> **What is expected**
All of the data should be repeated exactly; pictures are not part of the copy.

> **Rows from a dataset of charts and code**
:::::
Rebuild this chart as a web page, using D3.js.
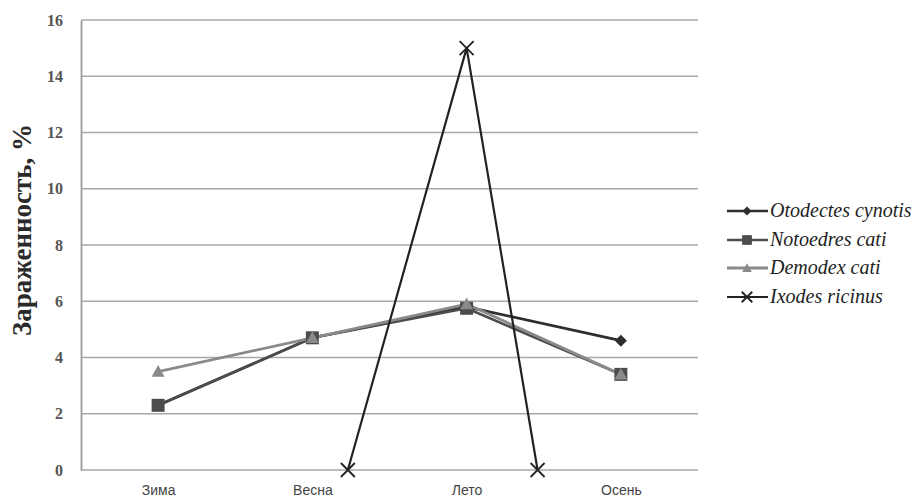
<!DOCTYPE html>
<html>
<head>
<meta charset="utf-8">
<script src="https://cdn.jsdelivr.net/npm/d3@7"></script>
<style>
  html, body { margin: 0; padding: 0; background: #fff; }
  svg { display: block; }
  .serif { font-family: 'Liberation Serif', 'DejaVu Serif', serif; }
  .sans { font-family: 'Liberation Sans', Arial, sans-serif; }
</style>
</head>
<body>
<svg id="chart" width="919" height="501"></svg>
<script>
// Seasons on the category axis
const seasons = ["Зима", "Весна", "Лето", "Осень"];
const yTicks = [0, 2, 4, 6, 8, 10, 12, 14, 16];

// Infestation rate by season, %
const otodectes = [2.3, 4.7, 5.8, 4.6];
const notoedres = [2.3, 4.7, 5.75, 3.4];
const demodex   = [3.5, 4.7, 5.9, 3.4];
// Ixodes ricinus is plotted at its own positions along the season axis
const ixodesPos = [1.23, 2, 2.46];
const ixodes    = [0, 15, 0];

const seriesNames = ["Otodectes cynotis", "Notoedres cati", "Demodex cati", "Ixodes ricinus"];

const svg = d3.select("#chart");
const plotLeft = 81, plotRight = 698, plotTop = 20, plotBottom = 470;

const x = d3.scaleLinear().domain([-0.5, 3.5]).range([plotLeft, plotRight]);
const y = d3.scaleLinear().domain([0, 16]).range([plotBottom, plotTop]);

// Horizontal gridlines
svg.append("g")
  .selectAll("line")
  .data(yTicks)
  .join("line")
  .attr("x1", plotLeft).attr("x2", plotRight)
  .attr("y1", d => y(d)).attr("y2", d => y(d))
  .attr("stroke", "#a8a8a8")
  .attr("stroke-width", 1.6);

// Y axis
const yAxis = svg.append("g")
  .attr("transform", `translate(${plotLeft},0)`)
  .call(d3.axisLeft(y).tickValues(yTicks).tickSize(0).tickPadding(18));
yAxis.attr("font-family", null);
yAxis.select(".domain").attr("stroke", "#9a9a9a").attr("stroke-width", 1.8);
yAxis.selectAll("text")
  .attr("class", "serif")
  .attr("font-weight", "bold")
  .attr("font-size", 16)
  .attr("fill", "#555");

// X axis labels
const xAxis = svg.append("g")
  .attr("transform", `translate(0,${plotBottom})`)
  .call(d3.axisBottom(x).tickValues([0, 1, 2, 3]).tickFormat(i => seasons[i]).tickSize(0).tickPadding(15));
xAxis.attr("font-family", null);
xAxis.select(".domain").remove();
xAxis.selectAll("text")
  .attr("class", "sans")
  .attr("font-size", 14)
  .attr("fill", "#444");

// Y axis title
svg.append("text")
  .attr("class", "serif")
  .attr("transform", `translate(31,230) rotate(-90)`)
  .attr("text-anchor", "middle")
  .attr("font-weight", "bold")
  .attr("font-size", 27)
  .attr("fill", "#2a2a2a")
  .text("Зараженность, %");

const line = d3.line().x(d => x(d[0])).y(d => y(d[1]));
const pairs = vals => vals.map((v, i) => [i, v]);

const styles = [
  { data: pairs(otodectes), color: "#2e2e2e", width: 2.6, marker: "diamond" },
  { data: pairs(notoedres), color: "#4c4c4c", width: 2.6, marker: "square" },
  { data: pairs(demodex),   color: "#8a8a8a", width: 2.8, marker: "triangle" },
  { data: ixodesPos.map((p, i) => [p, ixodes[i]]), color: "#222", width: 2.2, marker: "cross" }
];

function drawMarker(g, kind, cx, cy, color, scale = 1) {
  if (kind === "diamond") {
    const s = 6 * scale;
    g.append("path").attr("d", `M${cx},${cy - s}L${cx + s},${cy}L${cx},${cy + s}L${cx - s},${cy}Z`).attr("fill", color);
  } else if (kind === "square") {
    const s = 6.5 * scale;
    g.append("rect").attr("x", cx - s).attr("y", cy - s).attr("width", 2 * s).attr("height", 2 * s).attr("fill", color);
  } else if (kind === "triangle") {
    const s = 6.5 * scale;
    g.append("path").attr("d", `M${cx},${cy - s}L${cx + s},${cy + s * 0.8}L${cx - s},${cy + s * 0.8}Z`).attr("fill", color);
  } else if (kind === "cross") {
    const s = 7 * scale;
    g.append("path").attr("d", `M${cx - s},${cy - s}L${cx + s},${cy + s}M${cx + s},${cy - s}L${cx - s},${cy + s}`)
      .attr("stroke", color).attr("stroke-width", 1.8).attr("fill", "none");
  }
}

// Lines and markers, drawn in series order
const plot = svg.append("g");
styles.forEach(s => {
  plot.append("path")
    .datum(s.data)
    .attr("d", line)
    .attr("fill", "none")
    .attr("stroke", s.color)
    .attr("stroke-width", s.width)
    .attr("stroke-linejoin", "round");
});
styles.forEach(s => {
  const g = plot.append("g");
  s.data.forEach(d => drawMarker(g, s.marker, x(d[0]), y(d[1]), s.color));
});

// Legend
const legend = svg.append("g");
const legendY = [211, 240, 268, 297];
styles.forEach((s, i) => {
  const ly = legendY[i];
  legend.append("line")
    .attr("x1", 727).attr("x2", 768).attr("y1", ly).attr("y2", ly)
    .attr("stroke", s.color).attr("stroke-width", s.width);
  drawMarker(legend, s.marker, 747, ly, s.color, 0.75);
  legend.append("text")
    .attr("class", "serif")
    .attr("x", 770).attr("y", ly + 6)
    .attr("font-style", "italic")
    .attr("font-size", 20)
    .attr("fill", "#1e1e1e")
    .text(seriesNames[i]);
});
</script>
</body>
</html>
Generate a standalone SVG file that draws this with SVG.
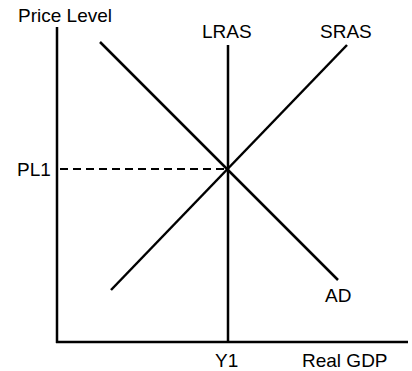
:::::
> **Answer to the task**
Rebuild this chart as a web page, using D3.js.
<!DOCTYPE html>
<html>
<head>
<meta charset="utf-8">
<script src="https://cdn.jsdelivr.net/npm/d3@7"></script>
<style>
  html, body { margin: 0; padding: 0; background: #fff; }
  svg { display: block; }
  .serif { font-family: 'Liberation Serif', 'DejaVu Serif', serif; }
  .sans { font-family: 'Liberation Sans', Arial, sans-serif; }
</style>
</head>
<body>
<svg id="chart" width="919" height="501"></svg>
<script>
// Seasons on the category axis
const seasons = ["Зима", "Весна", "Лето", "Осень"];
const yTicks = [0, 2, 4, 6, 8, 10, 12, 14, 16];

// Infestation rate by season, %
const otodectes = [2.3, 4.7, 5.8, 4.6];
const notoedres = [2.3, 4.7, 5.75, 3.4];
const demodex   = [3.5, 4.7, 5.9, 3.4];
// Ixodes ricinus is plotted at its own positions along the season axis
const ixodesPos = [1.23, 2, 2.46];
const ixodes    = [0, 15, 0];

const seriesNames = ["Otodectes cynotis", "Notoedres cati", "Demodex cati", "Ixodes ricinus"];

const svg = d3.select("#chart");
const plotLeft = 81, plotRight = 698, plotTop = 20, plotBottom = 470;

const x = d3.scaleLinear().domain([-0.5, 3.5]).range([plotLeft, plotRight]);
const y = d3.scaleLinear().domain([0, 16]).range([plotBottom, plotTop]);

// Horizontal gridlines
svg.append("g")
  .selectAll("line")
  .data(yTicks)
  .join("line")
  .attr("x1", plotLeft).attr("x2", plotRight)
  .attr("y1", d => y(d)).attr("y2", d => y(d))
  .attr("stroke", "#a8a8a8")
  .attr("stroke-width", 1.6);

// Y axis
const yAxis = svg.append("g")
  .attr("transform", `translate(${plotLeft},0)`)
  .call(d3.axisLeft(y).tickValues(yTicks).tickSize(0).tickPadding(18));
yAxis.attr("font-family", null);
yAxis.select(".domain").attr("stroke", "#9a9a9a").attr("stroke-width", 1.8);
yAxis.selectAll("text")
  .attr("class", "serif")
  .attr("font-weight", "bold")
  .attr("font-size", 16)
  .attr("fill", "#555");

// X axis labels
const xAxis = svg.append("g")
  .attr("transform", `translate(0,${plotBottom})`)
  .call(d3.axisBottom(x).tickValues([0, 1, 2, 3]).tickFormat(i => seasons[i]).tickSize(0).tickPadding(15));
xAxis.attr("font-family", null);
xAxis.select(".domain").remove();
xAxis.selectAll("text")
  .attr("class", "sans")
  .attr("font-size", 14)
  .attr("fill", "#444");

// Y axis title
svg.append("text")
  .attr("class", "serif")
  .attr("transform", `translate(31,230) rotate(-90)`)
  .attr("text-anchor", "middle")
  .attr("font-weight", "bold")
  .attr("font-size", 27)
  .attr("fill", "#2a2a2a")
  .text("Зараженность, %");

const line = d3.line().x(d => x(d[0])).y(d => y(d[1]));
const pairs = vals => vals.map((v, i) => [i, v]);

const styles = [
  { data: pairs(otodectes), color: "#2e2e2e", width: 2.6, marker: "diamond" },
  { data: pairs(notoedres), color: "#4c4c4c", width: 2.6, marker: "square" },
  { data: pairs(demodex),   color: "#8a8a8a", width: 2.8, marker: "triangle" },
  { data: ixodesPos.map((p, i) => [p, ixodes[i]]), color: "#222", width: 2.2, marker: "cross" }
];

function drawMarker(g, kind, cx, cy, color, scale = 1) {
  if (kind === "diamond") {
    const s = 6 * scale;
    g.append("path").attr("d", `M${cx},${cy - s}L${cx + s},${cy}L${cx},${cy + s}L${cx - s},${cy}Z`).attr("fill", color);
  } else if (kind === "square") {
    const s = 6.5 * scale;
    g.append("rect").attr("x", cx - s).attr("y", cy - s).attr("width", 2 * s).attr("height", 2 * s).attr("fill", color);
  } else if (kind === "triangle") {
    const s = 6.5 * scale;
    g.append("path").attr("d", `M${cx},${cy - s}L${cx + s},${cy + s * 0.8}L${cx - s},${cy + s * 0.8}Z`).attr("fill", color);
  } else if (kind === "cross") {
    const s = 7 * scale;
    g.append("path").attr("d", `M${cx - s},${cy - s}L${cx + s},${cy + s}M${cx + s},${cy - s}L${cx - s},${cy + s}`)
      .attr("stroke", color).attr("stroke-width", 1.8).attr("fill", "none");
  }
}

// Lines and markers, drawn in series order
const plot = svg.append("g");
styles.forEach(s => {
  plot.append("path")
    .datum(s.data)
    .attr("d", line)
    .attr("fill", "none")
    .attr("stroke", s.color)
    .attr("stroke-width", s.width)
    .attr("stroke-linejoin", "round");
});
styles.forEach(s => {
  const g = plot.append("g");
  s.data.forEach(d => drawMarker(g, s.marker, x(d[0]), y(d[1]), s.color));
});

// Legend
const legend = svg.append("g");
const legendY = [211, 240, 268, 297];
styles.forEach((s, i) => {
  const ly = legendY[i];
  legend.append("line")
    .attr("x1", 727).attr("x2", 768).attr("y1", ly).attr("y2", ly)
    .attr("stroke", s.color).attr("stroke-width", s.width);
  drawMarker(legend, s.marker, 747, ly, s.color, 0.75);
  legend.append("text")
    .attr("class", "serif")
    .attr("x", 770).attr("y", ly + 6)
    .attr("font-style", "italic")
    .attr("font-size", 20)
    .attr("fill", "#1e1e1e")
    .text(seriesNames[i]);
});
</script>
</body>
</html>
Generate a standalone SVG file that draws this with SVG.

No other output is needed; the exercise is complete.